Read from Environmental disputes in GATT/WTO:

a. DS135 EC- Measures affecting asbestos and asbestos-containing products (2001;  look at both the lower DSB and appellate body decisions, and note that this is a combined SPS Agreement and TBT Agreement case)

b. US- Import prohibition of Certain Shrimp and Shrimp Products (1998) (shrimp-turtle case;  edited excerpt available at Shrimp TED appellate panel)

c. US- Standards for Reformulated and Conventional Gasoline (1996;  edited excerpt available at Venezuelan Refinery appellate panel)

d. US- Restrictions on Imports of Tuna (1991) (tuna-dolphin case;  edited excerpt available at Dolphin Friendly Tuna appellate panel)

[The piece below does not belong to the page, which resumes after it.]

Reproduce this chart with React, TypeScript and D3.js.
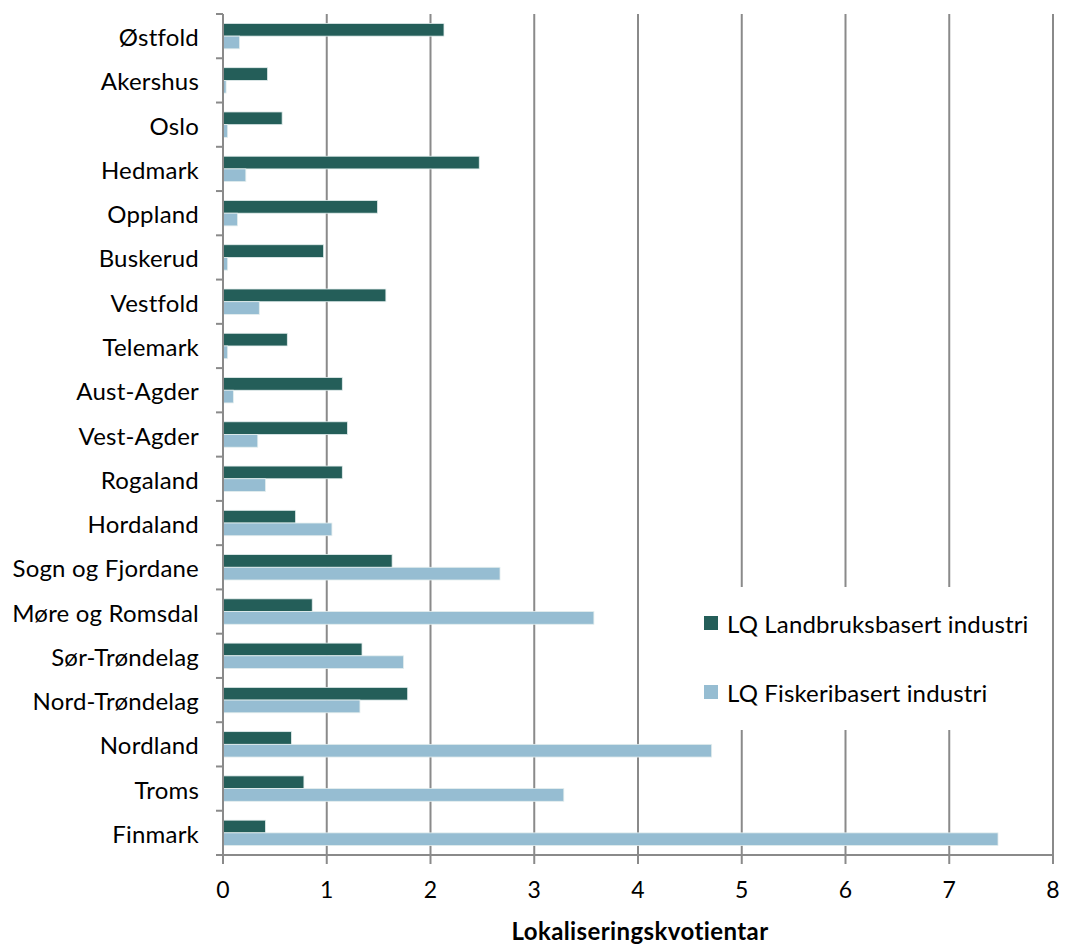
import React from "react";
import * as d3 from "d3";

const categories = [
  "Østfold", "Akershus", "Oslo", "Hedmark", "Oppland", "Buskerud", "Vestfold",
  "Telemark", "Aust-Agder", "Vest-Agder", "Rogaland", "Hordaland",
  "Sogn og Fjordane", "Møre og Romsdal", "Sør-Trøndelag", "Nord-Trøndelag",
  "Nordland", "Troms", "Finmark",
];
const seriesNames = ["LQ Landbruksbasert industri", "LQ Fiskeribasert industri"];
const landbruk = [2.13, 0.43, 0.57, 2.47, 1.49, 0.97, 1.57, 0.62, 1.15, 1.2, 1.15, 0.7, 1.63, 0.86, 1.34, 1.78, 0.66, 0.78, 0.41];
const fiskeri = [0.16, 0.03, 0.045, 0.22, 0.14, 0.045, 0.35, 0.045, 0.1, 0.335, 0.41, 1.05, 2.67, 3.575, 1.74, 1.32, 4.71, 3.285, 7.47];
const xTicks = [0, 1, 2, 3, 4, 5, 6, 7, 8];
const xTitle = "Lokaliseringskvotientar";
const colors = ["#245e59", "#96bdd2"];

const W = 1065, H = 944;
const M = { left: 223, right: 1053, top: 14, bottom: 855 };
const FONT = "Lato, 'Open Sans', sans-serif";
const AX = "#8a8a8a";

export default function App() {
  const x = d3.scaleLinear().domain([0, 8]).range([M.left, M.right]);
  const y = d3.scaleBand<string>().domain(categories).range([M.top, M.bottom]).paddingInner(0).paddingOuter(0);
  const bw = y.bandwidth();
  const pad = bw * 0.213;
  const sub = d3.scaleBand<string>().domain(seriesNames).range([pad, bw - pad]).padding(0);
  const values = [landbruk, fiskeri];

  const bandEdges = categories.map((c) => y(c)!).concat([M.bottom]);

  return (
    <svg width={W} height={H} style={{ display: "block", position: "absolute", left: 0, top: 0, background: "#fff" }}>
      {xTicks.filter((t) => t > 0).map((t) => (
        <line key={"g" + t} x1={x(t)} x2={x(t)} y1={M.top} y2={M.bottom} stroke={AX} strokeWidth={2} />
      ))}
      {seriesNames.map((s, si) =>
        categories.map((c, ci) => (
          <rect
            key={s + c}
            x={x(0)}
            y={y(c)! + sub(s)!}
            width={x(values[si][ci]) - x(0)}
            height={sub.bandwidth()}
            fill={colors[si]}
            stroke="#e4eeee"
            strokeWidth={0.8}
          />
        ))
      )}
      <rect x={690} y={587} width={356} height={143} fill="#fff" />
      {seriesNames.map((s, i) => (
        <g key={"lg" + s} transform={`translate(704, ${616 + i * 69})`}>
          <rect x={0} y={0} width={14} height={14} fill={colors[i]} />
          <text x={23} y={17} fontFamily={FONT} fontSize={24} letterSpacing={0.15} fill="#000">{s}</text>
        </g>
      ))}
      <line x1={x(0)} x2={x(0)} y1={M.top} y2={M.bottom} stroke={AX} strokeWidth={2} />
      <line x1={x(0) - 7} x2={M.right} y1={M.bottom} y2={M.bottom} stroke={AX} strokeWidth={2} />
      {bandEdges.map((e, i) => (
        <line key={"yt" + i} x1={x(0) - 7} x2={x(0)} y1={e} y2={e} stroke={AX} strokeWidth={2} />
      ))}
      {xTicks.map((t) => (
        <line key={"xt" + t} x1={x(t)} x2={x(t)} y1={M.bottom} y2={M.bottom + 9} stroke={AX} strokeWidth={2} />
      ))}
      {categories.map((c) => (
        <text key={"l" + c} x={199} y={y(c)! + bw / 2 + 10} textAnchor="end" fontFamily={FONT} fontSize={24} letterSpacing={0.2} fill="#000">
          {c}
        </text>
      ))}
      {xTicks.map((t) => (
        <text key={"xl" + t} x={x(t)} y={898} textAnchor="middle" fontFamily={FONT} fontSize={23} fill="#000">
          {t}
        </text>
      ))}
      <text x={(M.left + M.right) / 2 + 2} y={940} textAnchor="middle" fontFamily={FONT} fontSize={24} letterSpacing={0.4} fontWeight="bold" fill="#000">
        {xTitle}
      </text>
    </svg>
  );
}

Note from paragraphs 31-33 of the Doha Declaration that green or
“environmental goods and services” are already a concept in the negotiations, except what are green goods--  from an Indonesian perspective perhaps CPO used as “biodiesel,” but what are green goods from a US perspective, or are we talking more about “green services,” and is “renewable power” a good or a service anyway?

Read also, dating back to the early stages of the Doha round, Dirty Exports and Environmental Regulations:  Do Standards Matter to Trade? (a 2002 World Bank policy paper examining the effect of environmental standards on developing country exports)

Red hots might want to look at Joost Paulweyn, "U.S. Federal Climate Policy and Competitiveness Concerns: The Limits and Options of International Trade Law, Working Paper, Nicolas Institute for Environmental Policy Solutions", Duke University 2007 to develop a broader understanding of  border measures and the like in the climate change context as a way of reconciling unilateral environmental actions with competitiveness concerns as a matter of trade law compliance in the climate change area, which is distinctively different as a technical matter now from concerns about the WTO DSB jurisprudence on the environment we read above.